I'll second esquired's comments. You need to narrow this down a bit.


----------



## Derek777 (May 26, 2008)

im going to assume that you'll be bass fishing due to your needing a flipping stick and needing 4 rods that will cover most of the applications you'll be fishing well. go shorter if from shoredue to some casting issues with trees, branches etc, longer if from boat. powers and actions are variable due to your preference in feel and fishing style. for a graphite cranking rod, id lean more towards moderate, but a glass one id go for fast.
id go with:
6'3"-7'2" medium power fast action spinning rod from 1/8-1/2 for finesse stuff like shakeyheads, finesse jigs, dropshot, trigged worms, senkos, tubes etc. 
6'6"-7'0" medium-medium heavy power moderate to fast action casting rod from 1/4-3/4 for spinnerbaits, buzzbaits, chatterbaits, and crankbaits. a nice glass stick would work here.
7'0"-7'11" telescopic flipping/pitching stick for heavier jigs, topwater frogs, slop stuff, punching jigs. 
6'6"-7'0" medium-medium heavy power fast-ex fast action casting rod 1/4-3/4 for trigged, senkos, lighter jigs, swim jigs, creature baits, casting spoons, and topwater sammys and poppers. also can double as a buzzbait/spinnerbait stick.


----------



## snowboardinmn (May 26, 2008)

yes for rods for bass fishing i fish mainly lakes because im from Minnesota and we have over 10000 of them so you think glass for cranks a flipping rod my spinning rod for small baits and a shorted flipping rod for lighter jigs correct?


----------



## Nickk (May 27, 2008)

I carry four rigs as a non-boater in club tournaments. 

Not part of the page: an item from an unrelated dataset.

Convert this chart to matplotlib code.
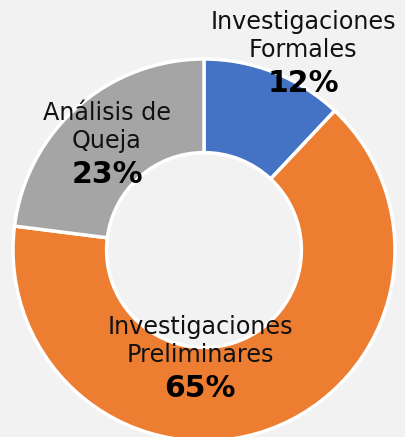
import matplotlib
matplotlib.use("Agg")
import matplotlib.pyplot as plt

categories = ["Investigaciones\nFormales", "Investigaciones\nPreliminares", "Análisis de\nQueja"]
values = [12, 65, 23]
colors = ["#4472C4", "#ED7D31", "#A5A5A5"]

# label anchor positions (data coords, radius = 1)
name_pos = [(0.52, 1.12), (-0.02, -0.476), (-0.508, 0.644)]
pct_pos = [(0.52, 0.874), (-0.02, -0.723), (-0.508, 0.393)]

W, H = 405, 437
fig = plt.figure(figsize=(W / 100, H / 100), dpi=100)
fig.patch.set_facecolor("#f2f2f2")

cx, cy, r = 204, 437 - 250, 191
ax = fig.add_axes([(cx - r) / W, (cy - r) / H, 2 * r / W, 2 * r / H])
ax.set_facecolor("none")

wedges, _ = ax.pie(values, colors=colors, startangle=90, counterclock=False,
                   radius=1, wedgeprops=dict(width=0.49, edgecolor="white", linewidth=2.5))
for w in wedges:
    w.set_clip_on(False)
ax.set_xlim(-1, 1)
ax.set_ylim(-1, 1)
ax.axis("off")

for name, v, (nx, ny), (px, py) in zip(categories, values, name_pos, pct_pos):
    ax.text(nx, ny, name, ha="center", va="center", fontsize=17.2,
            color="#111111", linespacing=1.2, family="DejaVu Sans")
    ax.text(px, py, f"{v}%", ha="center", va="center", fontsize=21.5,
            fontweight="bold", color="black", family="DejaVu Sans")

fig.savefig("out.png", dpi=100, facecolor=fig.get_facecolor())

-Shimano Crucial Dropshot Spinning, 6'10" Medium with a Shimano Saros, all light bait apps from dropshot to 1/8 and under shakeys
-G.Loomis CBR843 Blend 7' Medium w/Revo STX for Cranking
-Kistler Magnesium TS 6'6" MH w/Curado D (101) for all around use, spinnerbaits, jigs, chatter, topwater
-G.Loomis BCR853 7'1" MH w/ Chronarch 51 for jigs, t-rigs, and c-rigs(this is a new stick so I'm not sure how appropriate it is for the c-rigs, replacing a Crucial MH 7')

I'll run these through June and then possible swap a flipping stick in for July and August tournaments when vegetation gets thicker. I don't know if this is a versatile group but that's how I'm doing it this season.


----------



## Captain Ahab (May 27, 2008)

If you mostly shore fish I recommend that you go with one or two rods at the most. I do 90% of my shore fishing with a 6' med light fast action spinning rod. I also carry (sometimes) a 7' med action rod for cranks and the old jig n pig stuff. I catch everything that swims with these rods!

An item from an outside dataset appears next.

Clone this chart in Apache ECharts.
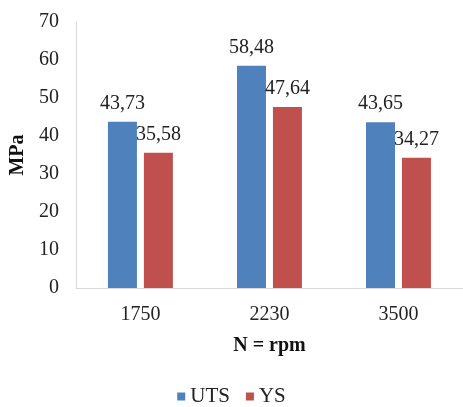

So: Go with a light spinning rod for soft plastics and jerk baits and a longer baitcaster for working the heavier stuff. Instead of 4 rods put your money into two higher quality and lighter rods and reels, you will not be disappointed.


----------



## Mattman (May 27, 2008)

1) St. Croix Moderate action series for crankbaits. Graphite with the flex characteristics of glass. The MHM is a good all around crankin' stick. Handle a wide range of baits. The Loomis CB845 is also a great all around crankin' stick.
2) G. Loomis MB843. Probably one of the very best all around Bass sticks ever made. It'll do a little bit of everything for you from spinnerbaits, to jigs, to T-Rigs, and a bunch more. I'd actually call this your #1 priority but since you brought up crankin' I put that at the top of the list.
3) Short, stiff rod for topwaters, jerk baits and frogs. 6' - 6'6". Fast action. Lure rating from 1/4 - 3/4 ounces.
4) Finesse plastics. 6'6" spin rod rated from 1/8 ounce on the very low end to 5/8 ounce on the very high end. A 2 power Loomis Spin Jig or even an M power St. Croix.

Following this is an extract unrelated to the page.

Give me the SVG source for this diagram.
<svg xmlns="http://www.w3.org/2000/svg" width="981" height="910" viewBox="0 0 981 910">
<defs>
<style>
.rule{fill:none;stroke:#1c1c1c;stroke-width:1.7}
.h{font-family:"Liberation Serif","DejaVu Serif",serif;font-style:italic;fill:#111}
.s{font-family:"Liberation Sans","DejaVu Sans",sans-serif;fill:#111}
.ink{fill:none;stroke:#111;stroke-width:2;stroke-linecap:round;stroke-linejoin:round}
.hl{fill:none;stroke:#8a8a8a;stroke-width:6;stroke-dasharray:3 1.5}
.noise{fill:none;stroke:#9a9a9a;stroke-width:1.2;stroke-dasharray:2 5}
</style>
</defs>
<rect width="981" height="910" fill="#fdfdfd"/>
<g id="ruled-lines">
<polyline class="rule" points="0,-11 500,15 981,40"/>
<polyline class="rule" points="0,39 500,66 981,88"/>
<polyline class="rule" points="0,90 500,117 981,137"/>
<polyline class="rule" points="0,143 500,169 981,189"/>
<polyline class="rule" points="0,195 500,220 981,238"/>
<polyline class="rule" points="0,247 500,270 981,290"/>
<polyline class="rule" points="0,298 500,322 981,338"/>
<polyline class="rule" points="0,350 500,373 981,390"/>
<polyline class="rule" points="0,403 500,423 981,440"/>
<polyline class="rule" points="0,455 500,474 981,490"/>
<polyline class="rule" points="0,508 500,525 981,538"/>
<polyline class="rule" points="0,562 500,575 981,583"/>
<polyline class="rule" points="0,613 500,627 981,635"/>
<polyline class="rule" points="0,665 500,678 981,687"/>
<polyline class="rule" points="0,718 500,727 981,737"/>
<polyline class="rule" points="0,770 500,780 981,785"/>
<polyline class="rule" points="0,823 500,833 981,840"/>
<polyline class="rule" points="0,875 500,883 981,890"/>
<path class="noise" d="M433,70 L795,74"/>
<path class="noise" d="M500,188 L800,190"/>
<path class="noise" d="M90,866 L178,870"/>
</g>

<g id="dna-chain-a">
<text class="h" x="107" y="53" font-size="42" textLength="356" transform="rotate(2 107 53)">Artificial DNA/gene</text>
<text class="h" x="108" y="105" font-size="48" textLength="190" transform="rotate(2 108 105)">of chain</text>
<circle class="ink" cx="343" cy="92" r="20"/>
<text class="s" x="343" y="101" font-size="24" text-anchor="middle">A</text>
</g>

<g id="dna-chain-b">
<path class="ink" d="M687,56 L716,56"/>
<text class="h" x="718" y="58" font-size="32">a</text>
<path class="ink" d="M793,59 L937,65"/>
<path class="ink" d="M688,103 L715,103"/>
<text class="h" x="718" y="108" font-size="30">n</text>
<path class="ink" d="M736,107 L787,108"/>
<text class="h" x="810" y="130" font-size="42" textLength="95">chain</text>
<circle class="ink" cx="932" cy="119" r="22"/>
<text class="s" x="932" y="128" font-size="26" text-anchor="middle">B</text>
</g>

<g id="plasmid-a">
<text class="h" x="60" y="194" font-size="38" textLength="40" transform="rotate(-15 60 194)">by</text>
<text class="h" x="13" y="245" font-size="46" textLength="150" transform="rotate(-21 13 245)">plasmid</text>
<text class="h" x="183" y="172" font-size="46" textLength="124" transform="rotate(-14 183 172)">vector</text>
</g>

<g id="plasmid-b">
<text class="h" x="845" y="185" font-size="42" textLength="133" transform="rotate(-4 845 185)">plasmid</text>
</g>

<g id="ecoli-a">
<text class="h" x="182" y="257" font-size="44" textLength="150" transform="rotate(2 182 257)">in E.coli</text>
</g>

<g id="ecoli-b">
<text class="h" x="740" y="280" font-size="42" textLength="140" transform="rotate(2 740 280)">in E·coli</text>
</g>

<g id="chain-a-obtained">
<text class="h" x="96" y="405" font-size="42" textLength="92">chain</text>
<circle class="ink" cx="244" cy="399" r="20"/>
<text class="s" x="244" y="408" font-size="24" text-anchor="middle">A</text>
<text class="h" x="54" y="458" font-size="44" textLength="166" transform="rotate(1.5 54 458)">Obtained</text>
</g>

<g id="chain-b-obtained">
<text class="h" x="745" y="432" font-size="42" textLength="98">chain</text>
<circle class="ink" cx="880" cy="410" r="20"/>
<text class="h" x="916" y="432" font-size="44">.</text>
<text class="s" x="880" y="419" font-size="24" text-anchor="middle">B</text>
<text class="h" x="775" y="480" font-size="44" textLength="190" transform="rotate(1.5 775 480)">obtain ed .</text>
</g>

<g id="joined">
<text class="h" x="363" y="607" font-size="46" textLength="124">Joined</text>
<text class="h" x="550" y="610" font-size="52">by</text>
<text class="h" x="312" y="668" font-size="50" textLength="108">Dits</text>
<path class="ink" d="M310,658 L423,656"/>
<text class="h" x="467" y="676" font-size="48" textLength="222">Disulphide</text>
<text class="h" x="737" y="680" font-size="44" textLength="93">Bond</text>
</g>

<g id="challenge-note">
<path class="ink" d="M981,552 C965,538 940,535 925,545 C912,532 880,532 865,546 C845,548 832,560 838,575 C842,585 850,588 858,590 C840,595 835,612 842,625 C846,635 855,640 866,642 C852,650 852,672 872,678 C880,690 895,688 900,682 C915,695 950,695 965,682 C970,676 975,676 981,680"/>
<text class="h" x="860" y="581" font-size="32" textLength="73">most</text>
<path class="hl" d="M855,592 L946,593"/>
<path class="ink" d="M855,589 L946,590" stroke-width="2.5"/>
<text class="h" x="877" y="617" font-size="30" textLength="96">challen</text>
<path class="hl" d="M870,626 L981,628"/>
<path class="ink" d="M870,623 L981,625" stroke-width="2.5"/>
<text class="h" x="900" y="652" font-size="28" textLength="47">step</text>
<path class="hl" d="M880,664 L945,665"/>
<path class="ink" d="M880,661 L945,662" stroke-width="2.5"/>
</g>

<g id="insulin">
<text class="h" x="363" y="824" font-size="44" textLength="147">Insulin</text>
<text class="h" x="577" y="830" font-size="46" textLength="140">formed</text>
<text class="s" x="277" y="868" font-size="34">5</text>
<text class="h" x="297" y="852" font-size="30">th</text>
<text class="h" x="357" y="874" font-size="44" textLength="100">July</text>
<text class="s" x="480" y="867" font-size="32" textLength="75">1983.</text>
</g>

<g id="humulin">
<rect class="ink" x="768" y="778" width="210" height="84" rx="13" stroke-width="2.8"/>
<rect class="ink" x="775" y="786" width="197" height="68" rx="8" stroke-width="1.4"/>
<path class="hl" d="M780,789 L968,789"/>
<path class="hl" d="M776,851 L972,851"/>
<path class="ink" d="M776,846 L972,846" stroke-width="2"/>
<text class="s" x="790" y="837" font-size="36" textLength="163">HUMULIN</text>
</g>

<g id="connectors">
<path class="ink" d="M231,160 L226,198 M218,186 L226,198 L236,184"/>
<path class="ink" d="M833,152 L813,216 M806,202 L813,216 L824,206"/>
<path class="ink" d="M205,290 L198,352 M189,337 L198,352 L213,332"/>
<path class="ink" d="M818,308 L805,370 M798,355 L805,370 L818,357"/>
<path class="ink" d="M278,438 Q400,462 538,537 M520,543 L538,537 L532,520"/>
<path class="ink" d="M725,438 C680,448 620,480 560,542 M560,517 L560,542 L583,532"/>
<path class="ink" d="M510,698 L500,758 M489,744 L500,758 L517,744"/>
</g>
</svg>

That should cover a wide range of presentations for you.


----------



## slim357 (May 27, 2008)

If you got the money for a loomis crankin stick id go for it. (im saving up for one now) But its kinda hard to pick out rods for someone else, So first decided what your gonna do with each set-up or what youd like to do then match up the rods. you should try to get your hands on as many different types/makes and get a feel for what you like, and dont like.


----------



## BlueWaterLED (May 27, 2008)

I kow you weren't looking for brand names but here is one anyway.

The shimano Crucial is the best rod for the money IMO. They have an over the counter warranty, and they are as good a rod as a G Loomis GL3 at about 2/3 the price.

I would have these:

7 foot Heavy Action for flipping or c-rigging
7 foot Med-Heavy for worming or plastics, also a great rod for lipless cranks or jigging spoons.
6'6" Med for crankbaits and topwater
7 foot medium spinning

Just my .02 cents


----------